CNN's Piers Morgan suggested in an interview with evangelical Christian minister Joel Osteen that daredevil tightrope walker Nik Wallenda's constant call on God in Jesus' name during his live, nail-biting high-wire walk near the Grand Canyon put Christianity before the eyes of millions of viewers in the U.S. and around the world.
"I mean, in terms of an advertisement for the power of prayer and Christianity in America, pretty awesome, isn't it?" Morgan asked Pastor Osteen during the megachurch leader's appearance on his program Tuesday night.
"It really is," said Osteen. He went on to quote what Wallenda has shared with him: "He said, 'Joel, this is the way I'm supposed to use my gifts, I feel, is to bring glory to God. I'm in a unique position.'"
Wallenda's 1,500-feet-high walk on a two-inch-thick metal cable across the Little Colorado River Gorge near the Grand Canyon — harness-free — not only added a major notch in the seventh generation tightrope walker's career, but it brought the Discovery Channel, which featured the event as a two-hour-plus program, a massive hit in ratings.
Discovery revealed Monday that "Skywire Live With Nik Wallenda," which included a pre-show in addition to the main tightrope event, drew in 12.98 million viewers, meaning the devout Christian highwire artist's program brought the network its best night in ratings since July 2010. Wallenda's major feat made an impact on social media and a live Internet broadcast as well, with his historic walk generating 1.3 million tweets and more than 2.1 million streams of the event at SkywireLive.com. All eyes, and ears, were definitely on Wallenda Sunday night.
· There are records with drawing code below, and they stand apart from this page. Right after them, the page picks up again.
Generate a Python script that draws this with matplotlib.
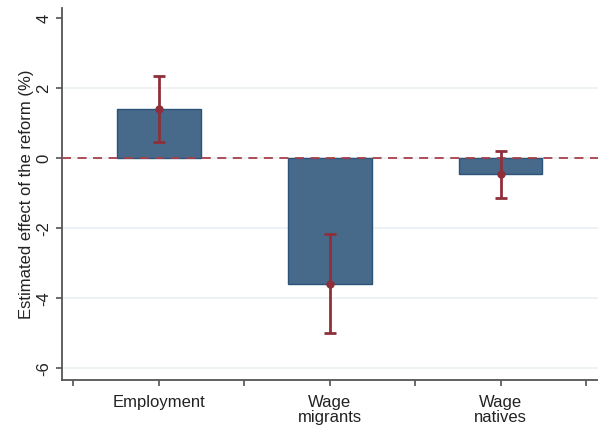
import matplotlib
matplotlib.use("Agg")
import matplotlib.pyplot as plt
import numpy as np

# Estimated effects of the reform with 95% confidence intervals
categories = ["Employment", "Wage\nmigrants", "Wage\nnatives"]
estimates = [1.40, -3.59, -0.44]
ci_low = [0.46, -5.00, -1.14]
ci_high = [2.35, -2.16, 0.22]
y_ticks = [-6, -4, -2, 0, 2, 4]

plt.rcParams["font.family"] = ["Liberation Sans", "DejaVu Sans"]

fig = plt.figure(figsize=(5.98, 4.25), dpi=100)
ax = fig.add_axes([62 / 598, (425 - 380) / 425, 1 - 62 / 598, (380 - 8) / 425])

x = np.arange(1, len(categories) + 1)
est = np.array(estimates)
lo = np.array(ci_low)
hi = np.array(ci_high)

# light horizontal grid
for yv in [-6, -4, -2, 0, 2]:
    ax.axhline(yv, color="#eaf1f3", lw=1.2, zorder=0)

ax.bar(x, est, width=0.49, color="#476a8a", edgecolor="#2c5478",
       linewidth=1.0, zorder=2)

ax.axhline(0, color="#a8404a", lw=1.3, dashes=(5.0, 3.6), zorder=3)

ax.errorbar(x, est, yerr=[est - lo, hi - est], fmt="o", color="#8e2f3a",
            ecolor="#8e2f3a", elinewidth=2.0, capsize=4, capthick=2.0,
            markersize=5, zorder=4)

ax.set_xlim(0.433, 3.57)
ax.set_ylim(-6.33, 4.29)

ax.set_yticks(y_ticks)
ax.set_yticklabels([str(v) for v in y_ticks], rotation=90, va="center",
                   fontsize=12, color="#222222")
ax.set_xticks(x)
ax.set_xticklabels(categories, fontsize=12, color="#222222", linespacing=0.95)
ax.set_xticks([0.5, 1.5, 2.5, 3.5], minor=True)

ax.tick_params(axis="y", direction="out", length=4.5, width=1.1,
               color="#444444", pad=3)
ax.tick_params(axis="x", which="both", direction="out", length=4, width=1.1,
               color="#444444", pad=7)

ax.set_ylabel("Estimated effect of the reform (%)", fontsize=12,
              color="#222222", labelpad=2)

for side in ["top", "right"]:
    ax.spines[side].set_visible(False)
for side in ["left", "bottom"]:
    ax.spines[side].set_color("#555555")
    ax.spines[side].set_linewidth(1.3)

fig.savefig("out.png", dpi=100)
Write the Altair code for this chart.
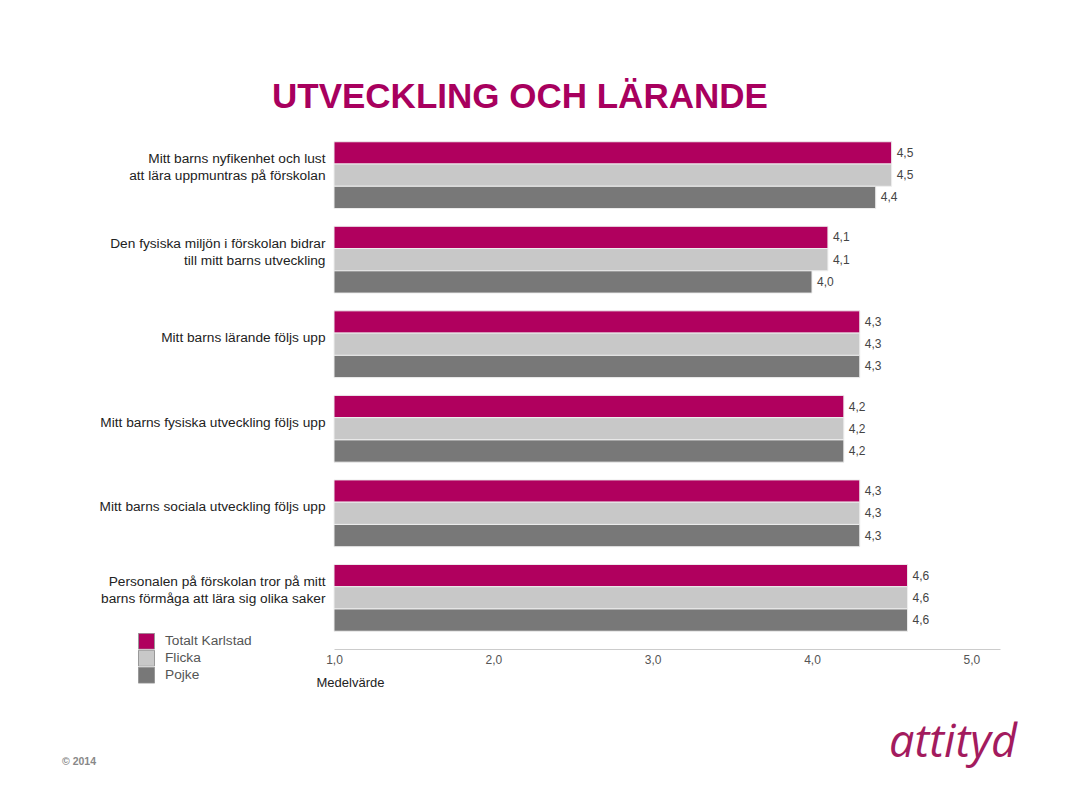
import altair as alt
import pandas as pd

categories = [
    "Mitt barns nyfikenhet och lust\natt lära uppmuntras på förskolan",
    "Den fysiska miljön i förskolan bidrar\ntill mitt barns utveckling",
    "Mitt barns lärande följs upp",
    "Mitt barns fysiska utveckling följs upp",
    "Mitt barns sociala utveckling följs upp",
    "Personalen på förskolan tror på mitt\nbarns förmåga att lära sig olika saker",
]
series = ["Totalt Karlstad", "Flicka", "Pojke"]
totalt = [4.5, 4.1, 4.3, 4.2, 4.3, 4.6]
flicka = [4.5, 4.1, 4.3, 4.2, 4.3, 4.6]
pojke = [4.4, 4.0, 4.3, 4.2, 4.3, 4.6]
colors = ["#B0005E", "#C8C8C8", "#787878"]
x_ticks = [1, 2, 3, 4, 5]
title_text = "UTVECKLING OCH LÄRANDE"
x_title = "Medelvärde"
footer_texts = ["© 2014"]
logo_texts = ["attityd"]

FONT = "Liberation Sans"

rows = []
for s, vals in zip(series, [totalt, flicka, pojke]):
    for c, v in zip(categories, vals):
        rows.append({"kategori": c, "serie": s, "value": v})
df = pd.DataFrame(rows)

y_enc = alt.Y(
    "kategori:N",
    sort=categories,
    scale=alt.Scale(paddingInner=0.21, paddingOuter=0.21),
    axis=alt.Axis(
        title=None,
        labelExpr="split(datum.label, '\\n')",
        labelFont=FONT,
        labelFontSize=13.7,
        labelColor="#222222",
        labelPadding=9,
        labelLineHeight=17,
        labelOffset={"condition": {"test": "indexof(datum.label, '\\n') >= 0", "value": -16}, "value": -6},
        labelLimit=400,
        ticks=False,
        domain=False,
    ),
)
yoff_enc = alt.YOffset("serie:N", sort=series, scale=alt.Scale(paddingInner=0, paddingOuter=0))
x_enc = alt.X(
    "value:Q",
    scale=alt.Scale(domain=[1, 5.18], nice=False, zero=False),
    axis=alt.Axis(
        values=x_ticks,
        labelExpr="replace(format(datum.value, '.1f'), '.', ',')",
        labelFlush=False,
        grid=False,
        ticks=False,
        domainColor="#cccccc",
        labelFont=FONT,
        labelFontSize=12,
        labelColor="#555555",
        labelPadding=5,
        title=x_title,
        titleFont=FONT,
        titleFontSize=13,
        titleFontWeight="normal",
        titleColor="#222222",
        titleX=-18,
        titleY=37,
        titleAlign="left",
        titleBaseline="alphabetic",
    ),
)

bars = alt.Chart(df).mark_bar(stroke="#eeeeee", strokeWidth=1).encode(
    y=y_enc,
    yOffset=yoff_enc,
    x=x_enc,
    x2=alt.datum(1),
    color=alt.Color(
        "serie:N",
        sort=series,
        scale=alt.Scale(domain=series, range=colors),
        legend=alt.Legend(
            title=None,
            orient="none",
            legendX=-196,
            legendY=509,
            symbolType="square",
            symbolSize=256,
            symbolStrokeColor="#999999",
            symbolStrokeWidth=1,
            symbolOpacity=1,
            labelFont=FONT,
            labelFontSize=13.7,
            labelColor="#555555",
            labelOffset=10,
            rowPadding=0,
            clipHeight=16.5,
        ),
    ),
)

labels = alt.Chart(df).transform_calculate(
    txt="replace(format(datum.value, '.1f'), '.', ',')"
).mark_text(align="left", baseline="middle", dx=5, font=FONT, fontSize=12, color="#444444").encode(
    y=alt.Y("kategori:N", sort=categories),
    yOffset=alt.YOffset("serie:N", sort=series),
    x="value:Q",
    text="txt:N",
)

footer = alt.Chart(pd.DataFrame({"t": footer_texts})).mark_text(
    align="left", baseline="middle", font=FONT, fontSize=10.5, fontWeight="bold", color="#888888"
).encode(text="t:N", x=alt.value(-272), y=alt.value(638))

logo = alt.Chart(pd.DataFrame({"t": logo_texts})).mark_text(
    align="left", baseline="alphabetic", font="Open Sans", fontSize=45, fontStyle="italic", color="#A31B5E"
).encode(text="t:N", x=alt.value(555), y=alt.value(633))

chart = alt.layer(bars, labels, footer, logo).properties(
    width=666,
    height=525,
    title=alt.TitleParams(
        text=title_text,
        anchor="start",
        frame="group",
        dx=-62,
        dy=35,
        font=FONT,
        fontSize=35,
        fontWeight="bold",
        color="#A8005E",
        offset=16,
        baseline="alphabetic",
    ),
    padding={"left": 326, "top": 116, "right": 61, "bottom": 144},
    autosize=alt.AutoSizeParams(type="none"),
).configure_view(stroke=None)

chart.save("out.html", embed_options={"renderer": "svg", "actions": False})
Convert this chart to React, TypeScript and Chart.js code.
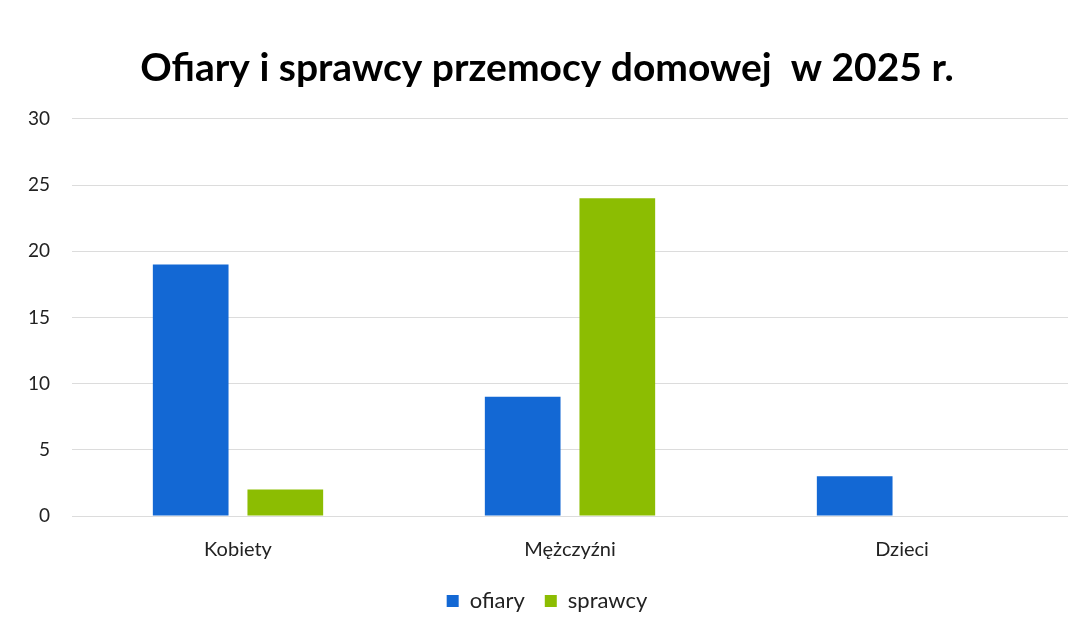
import React, { useEffect, useRef } from "react";
import { Chart, registerables } from "chart.js";

Chart.register(...registerables);

const categories = ["Kobiety", "Mężczyźni", "Dzieci"];
const ofiary = [19, 9, 3];
const sprawcy = [2, 24, 0];
const yTicks = [0, 5, 10, 15, 20, 25, 30];
const titleText = "Ofiary i sprawcy przemocy domowej  w 2025 r.";

const LEGEND_PAD = 20;

export default function App() {
  const ref = useRef<HTMLCanvasElement | null>(null);
  useEffect(() => {
    document.body.style.margin = "0";
    const ctx = ref.current!.getContext("2d")!;
    const chart = new Chart(ctx, {
      type: "bar",
      data: {
        labels: categories,
        datasets: [
          {
            label: "ofiary",
            data: ofiary,
            backgroundColor: "#1368d4",
            categoryPercentage: 0.57,
            barPercentage: 0.8,
          },
          {
            label: "sprawcy",
            data: sprawcy,
            backgroundColor: "#8cbd02",
            categoryPercentage: 0.57,
            barPercentage: 0.8,
          },
        ],
      },
      options: {
        animation: false,
        responsive: false,
        maintainAspectRatio: false,
        layout: { padding: { left: 26, right: 21, top: 0, bottom: 10 } },
        plugins: {
          title: {
            display: true,
            text: titleText,
            color: "#000",
            font: { family: "Lato", size: 39, weight: "bold" },
            padding: { top: 45, bottom: 27 },
          },
          legend: {
            position: "bottom",
            labels: {
              boxWidth: 12,
              boxHeight: 12,
              color: "#222",
              font: { family: "Lato", size: 22 },
              padding: LEGEND_PAD,
            },
          },
          tooltip: { enabled: false },
        },
        scales: {
          x: {
            grid: { display: false, drawTicks: false },
            border: { display: false },
            ticks: {
              color: "#222",
              font: { family: "Lato", size: 20 },
              padding: 22,
            },
            afterFit: (axis: any) => {
              axis.height = axis.height - (LEGEND_PAD - 6);
            },
          },
          y: {
            min: 0,
            max: 30,
            afterBuildTicks: (axis: any) => {
              axis.ticks = yTicks.map((v) => ({ value: v }));
            },
            afterFit: (axis: any) => {
              axis.width = 46;
            },
            grid: { color: "#dcdcdc", lineWidth: 1, drawTicks: false },
            border: { display: false },
            ticks: {
              color: "#222",
              font: { family: "Lato", size: 19 },
              padding: 22,
            },
          },
        },
      },
    });
    return () => chart.destroy();
  }, []);
  return (
    <div style={{ width: 1089, height: 632, background: "#fff" }}>
      <canvas ref={ref} width={1089} height={632} style={{ display: "block" }} />
    </div>
  );
}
As he did during his historic walk across Niagara Falls in 2012, the 34-year-old married father of three who has been dubbed "The King of the Wire" called on Jesus, whom Christians call the king of kings, as he "stepped slowly and steadily...jogged and hopped" for 22 hair-rising minutes across the quarter of a mile (1,400 feet) expanse between the gorge's cliffs. Wallenda seemed to pray the hardest when sudden wind gusts, said to have hit 30 mph, visibly whipped across his body and forced the acrobat to pause and kneel to check his rhythm. It was during those times Wallenda could be heard saying things like "thank you, lord" and "praise you, God, praise you, Jesus." When he finally arrived near the end of his walk, Wallenda ran the remaining few feet, hopped off the wire and kissed the ground.
- (Photo: Tiffany Brown/AP Images for Discovery Channel)
Pastor Osteen, who has supported Wallenda during his preparation for his historic walk 1,500 feet above ground, was present with him and his family during the Discovery Channel live event. The pastor and best-selling author was asked by Morgan what he would have said if the Florida native had fallen to his death during the walk, as other high wire artists in his family have done during events.
"You as a pastor, there's a man repeating over and over again, Jesus, pray, God, and so on," said Morgan. "If he had fallen, what would you have said?"
"You know, I really didn't think about it. I guess my thoughts were, Piers, that, you know he was doing what he loved to do. He felt like he is fulfilling his destiny of doing that," said Osteen, who admitted that he was probably more nervous than Wallenda about the walk. "He comes from seven generations of it. Nik is a great guy. If he had fallen, I would have to cross the bridge when we got to it. It would have been tragic but we just focused on the fact that he made it through, and you know, we're just happy for him."
Osteen also revealed that he and the Wallenda family had prayed specifically for God to give him strength and skill and to draw out his gifts "to the full" during the high wire artist's now famous Grand Canyon walk.
"He's an extremely calm, peaceful person," the Houston, Texas, pastor added. "He just believes he's in the palm of God's hand doing what he's supposed to do. So he's an amazing man, and we just prayed for peace and strength, though."
Wallenda, who became the first person to walk across Niagara Falls via a high wire, told The Christian Post in an exclusive interview before his Grand Canyon feat that he has no fear about what he does, and instead "respects" his chosen profession.
As for criticism about him "testing God" by performing such dangerous acts, Wallenda told CP:
"If I was testing God, I'd walk out in the middle of an interstate in the rain while a car was coming at me at 70 miles an hour and say, 'God, if you're real the car will stop.' I don't believe God holds me on that wire in any way. I believe that God gave me a very unique ability to walk the wire and it's up to me whether I want to train properly or whether I want to prepare for it."
He added, "It's my decision whether I want to get on that wire or not. And again, I don't think God keeps me up there, but I definitely know where I'm going if I fall."